Ruger’s a gentle guy to be around, be he has some issues that need to be disclosed. He is easy to walk from his stall to turnout but he needs to be watched around mares. We have put only geldings in the pasture next to him because he will become too attached and excited if there is a mare close by. He has shown no signs of aggression towards people.
After doing some groundwork to get his muscles and joints moving and strengthening again, we tacked him up with the saddle. The first two times we did this he reared straight up into the air. The behavior did not continue with subsequent saddlings, but he remained very tight backed and visibly uncomfortable.
So to recap: after 2 months of rehabilitation with SAFE, Ruger is back to a good weight, all rain rot and hoof fungus has been treated and healed, and a comfortable shoeing package is helping him walk and trot without front hoof pain. This is a huge transformation from where he was just a few months ago. However, it’s not enough for Ruger to be adopted as a riding horse. With every step and movement he makes, you can hear his joints creak and pop. While he comfortably walks on his front hooves, his hinds show advanced arthritis, He is clearly not sound at the trot. When asked to lope he does so out of respect for the handler but he can’t keep it up for very long. So we have decided not to ask him to be a riding horse anymore.
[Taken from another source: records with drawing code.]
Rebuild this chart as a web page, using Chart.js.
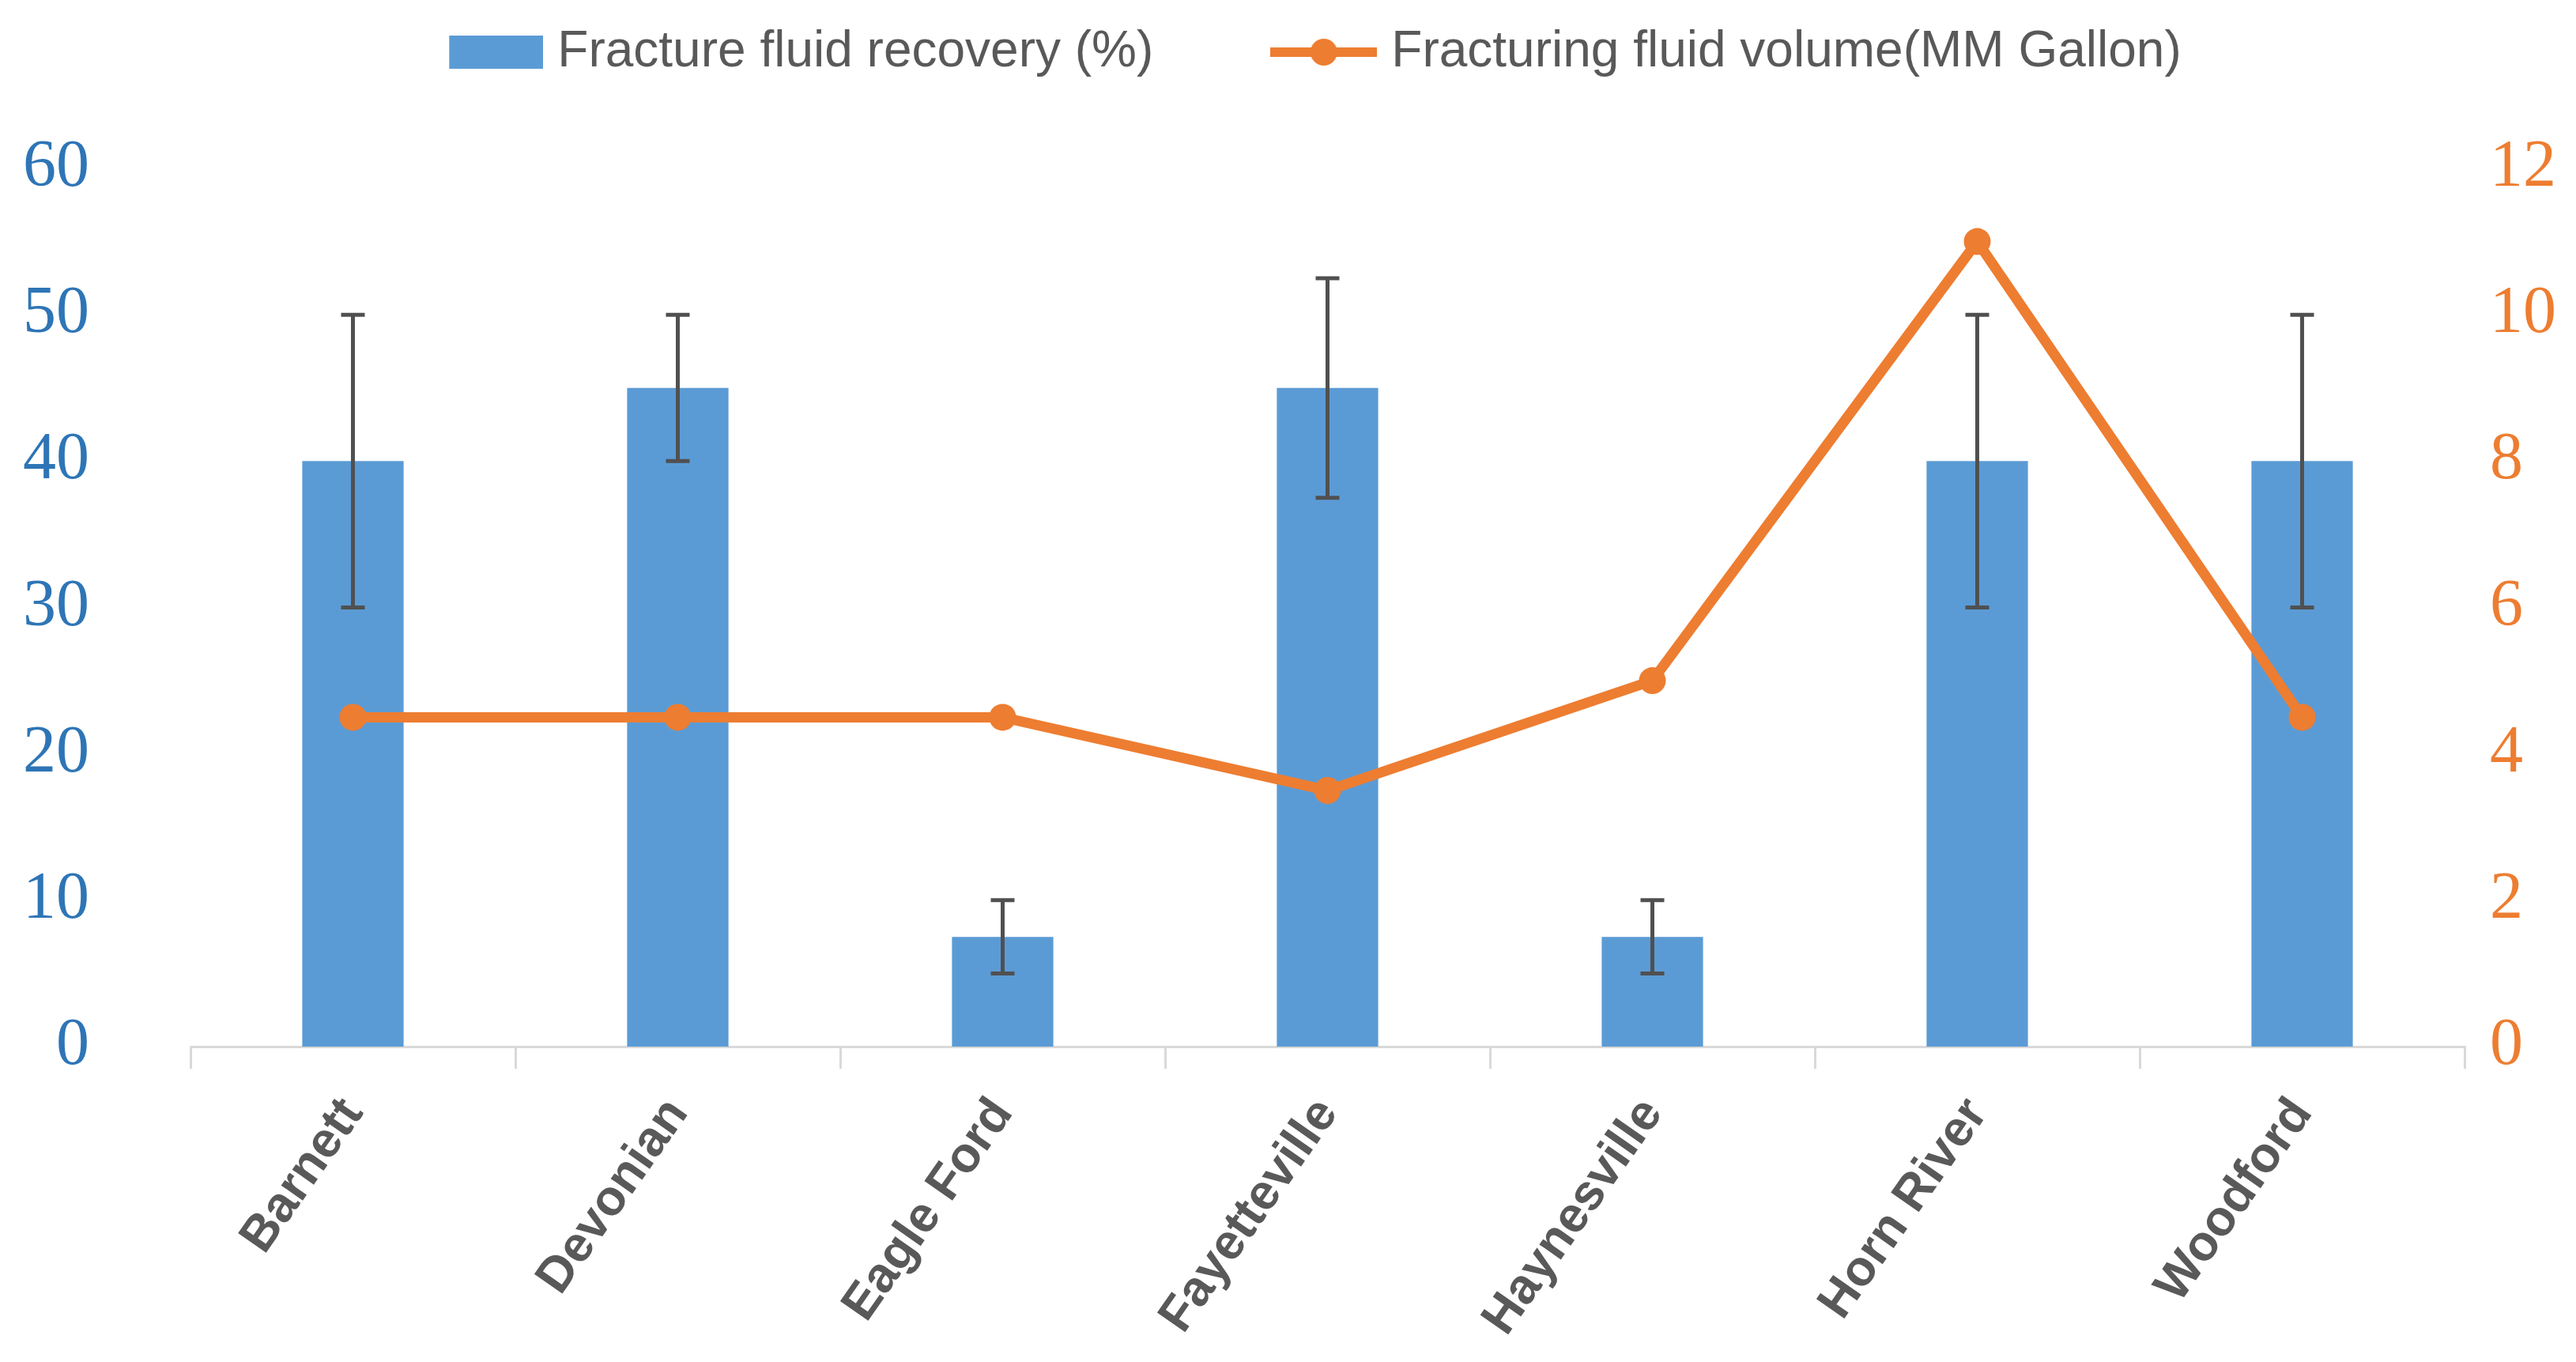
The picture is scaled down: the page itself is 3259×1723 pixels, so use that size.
<!DOCTYPE html>
<html>
<head>
<meta charset="utf-8">
<script src="https://cdn.jsdelivr.net/npm/chart.js@4.4.1/dist/chart.umd.min.js"></script>
<style>
  html, body { margin: 0; padding: 0; background: #fff; }
  #wrap { width: 3259px; height: 1723px; }
</style>
</head>
<body>
<div id="wrap"><canvas id="chart" width="3259" height="1723"></canvas></div>
<script>
// data
const plays = ['Barnett', 'Devonian', 'Eagle Ford', 'Fayetteville', 'Haynesville', 'Horn River', 'Woodford'];
const recovery = [40, 45, 7.5, 45, 7.5, 40, 40];          // %
const recoveryLow = [30, 40, 5, 37.5, 5, 30, 30];          // error bar ends
const recoveryHigh = [50, 50, 10, 52.5, 10, 50, 50];
const fluidVolume = [4.5, 4.5, 4.5, 3.5, 5, 11, 4.5];      // MM gallon

const BLUE = '#5B9BD5';
const ORANGE = '#ED7D31';
const GREY = '#595959';

// legend icons (bar swatch and line-with-dot)
function makeIcon(kind){
  const c = document.createElement('canvas');
  c.width = 135; c.height = 46;
  const g = c.getContext('2d');
  if (kind === 'bar') {
    g.fillStyle = BLUE;
    g.fillRect(16, 2, 119, 42);
  } else {
    g.strokeStyle = ORANGE;
    g.lineWidth = 12;
    g.beginPath(); g.moveTo(0, 23); g.lineTo(135, 23); g.stroke();
    g.fillStyle = ORANGE;
    g.beginPath(); g.arc(67.5, 23, 17, 0, Math.PI * 2); g.fill();
  }
  return c;
}
const icons = [makeIcon('bar'), makeIcon('line')];

// whisker plugin, drawn right after the bars so the line stays on top
const errorBars = {
  id: 'errorBars',
  afterDatasetDraw(chart, args){
    if (args.index !== 0) return;
    const ctx = chart.ctx;
    const y = chart.scales.y;
    ctx.save();
    ctx.strokeStyle = '#505050';
    ctx.lineWidth = 5;
    args.meta.data.forEach((bar, i) => {
      const x = bar.x;
      const top = y.getPixelForValue(recoveryHigh[i]);
      const bot = y.getPixelForValue(recoveryLow[i]);
      ctx.beginPath();
      ctx.moveTo(x, top); ctx.lineTo(x, bot);
      ctx.moveTo(x - 15, top); ctx.lineTo(x + 15, top);
      ctx.moveTo(x - 15, bot); ctx.lineTo(x + 15, bot);
      ctx.stroke();
    });
    ctx.restore();
  }
};

const ctx = document.getElementById('chart').getContext('2d');
new Chart(ctx, {
  type: 'bar',
  data: {
    labels: plays,
    datasets: [
      {
        label: 'Fracture fluid recovery (%)',
        data: recovery,
        backgroundColor: BLUE,
        borderWidth: 0,
        barPercentage: 0.312,
        categoryPercentage: 1,
        yAxisID: 'y',
        order: 1
      },
      {
        type: 'line',
        label: 'Fracturing fluid volume(MM Gallon)',
        data: fluidVolume,
        borderColor: ORANGE,
        backgroundColor: ORANGE,
        borderWidth: 13,
        pointRadius: 17,
        pointBorderWidth: 0,
        pointBackgroundColor: ORANGE,
        tension: 0,
        yAxisID: 'y1',
        order: 0
      }
    ]
  },
  options: {
    responsive: false,
    devicePixelRatio: 1,
    animation: false,
    layout: { padding: { top: -128, left: 0, right: -67, bottom: 0 } },
    plugins: {
      tooltip: { enabled: false },
      legend: {
        position: 'top',
        labels: {
          usePointStyle: true,
          pointStyleWidth: 107,
          padding: 162,
          color: GREY,
          font: { family: 'Liberation Sans', size: 64 },
          sort: (a, b) => a.datasetIndex - b.datasetIndex,
          generateLabels(chart){
            const items = Chart.defaults.plugins.legend.labels.generateLabels(chart);
            items.forEach(it => { it.pointStyle = icons[it.datasetIndex]; });
            return items;
          }
        }
      },
      // empty title used as a spacer between legend and plot
      title: {
        display: true,
        text: '',
        weight: 500,
        font: { size: 1, lineHeight: 1 },
        padding: { top: 0, bottom: 104 }
      }
    },
    scales: {
      x: {
        offset: true,
        grid: { display: true, drawOnChartArea: false, drawTicks: true, tickLength: 28, color: '#D9D9D9', lineWidth: 3 },
        border: { display: true, color: '#D9D9D9', width: 3 },
        ticks: {
          autoSkip: false,
          minRotation: 55,
          maxRotation: 55,
          padding: 24,
          color: GREY,
          font: { family: 'Liberation Sans', size: 63, weight: 'bold' }
        },
        afterFit(scale){ scale.height = 399; }
      },
      y: {
        position: 'left',
        min: 0, max: 60,
        grid: { display: false, drawTicks: false },
        border: { display: false },
        ticks: {
          stepSize: 10,
          padding: 128,
          color: '#2E75B6',
          font: { family: 'Liberation Serif', size: 84 }
        },
        afterFit(scale){ scale.width = 241; }
      },
      y1: {
        position: 'right',
        min: 0, max: 12,
        grid: { display: false, drawTicks: false },
        border: { display: false },
        ticks: {
          stepSize: 2,
          padding: 32,
          color: ORANGE,
          font: { family: 'Liberation Serif', size: 84 }
        },
        afterFit(scale){ scale.width = 208; }
      }
    }
  },
  plugins: [errorBars]
});
</script>
</body>
</html>
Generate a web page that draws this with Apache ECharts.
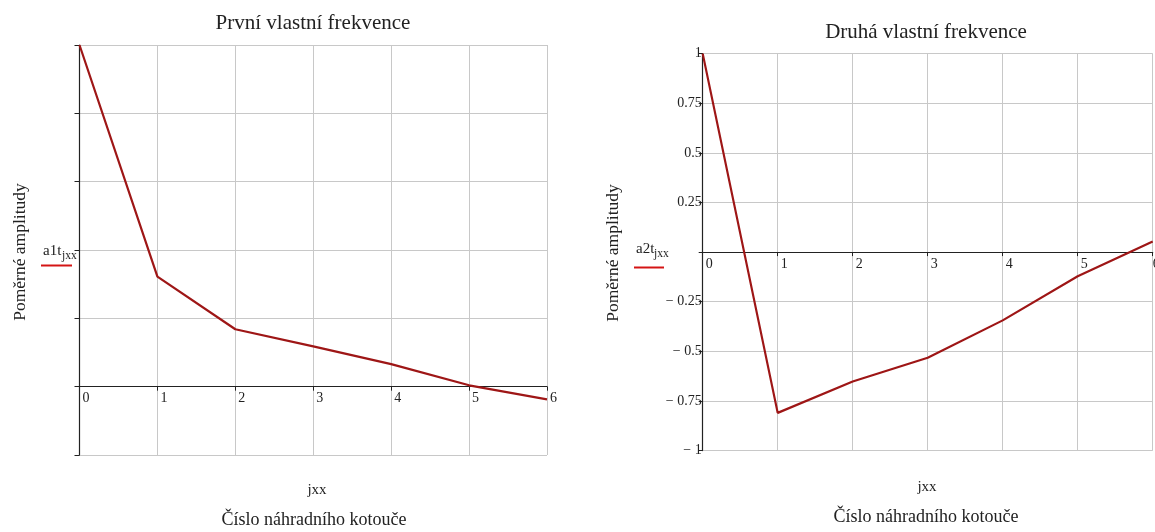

So what does this mean for his future? What will be the ideal home for this boy? We are now accepting applications from local families that are willing to retire him and give him the happy life he deserves. He is not available as a riding horse so we are looking for someone who wants a handsome horses as a pet and companion. Due to his tendency to show some stud behavior, we have not turned him out with other horses. So ideally he will be able to be kept separate from the other horses at his new home, at least until his studly behavior ceases. Generally it can take up to a year for the stallion hormones to subside but with some late cut stallions it never completely goes away. While he has show no signs of aggression towards people, we would still recommend children remain supervised around him, and care being taken when around mares
He is healthy and ready for a new home. He has been a delight to be around and SAFE is hopeful the right home will be found to love and protect this gentleman the rest of his life.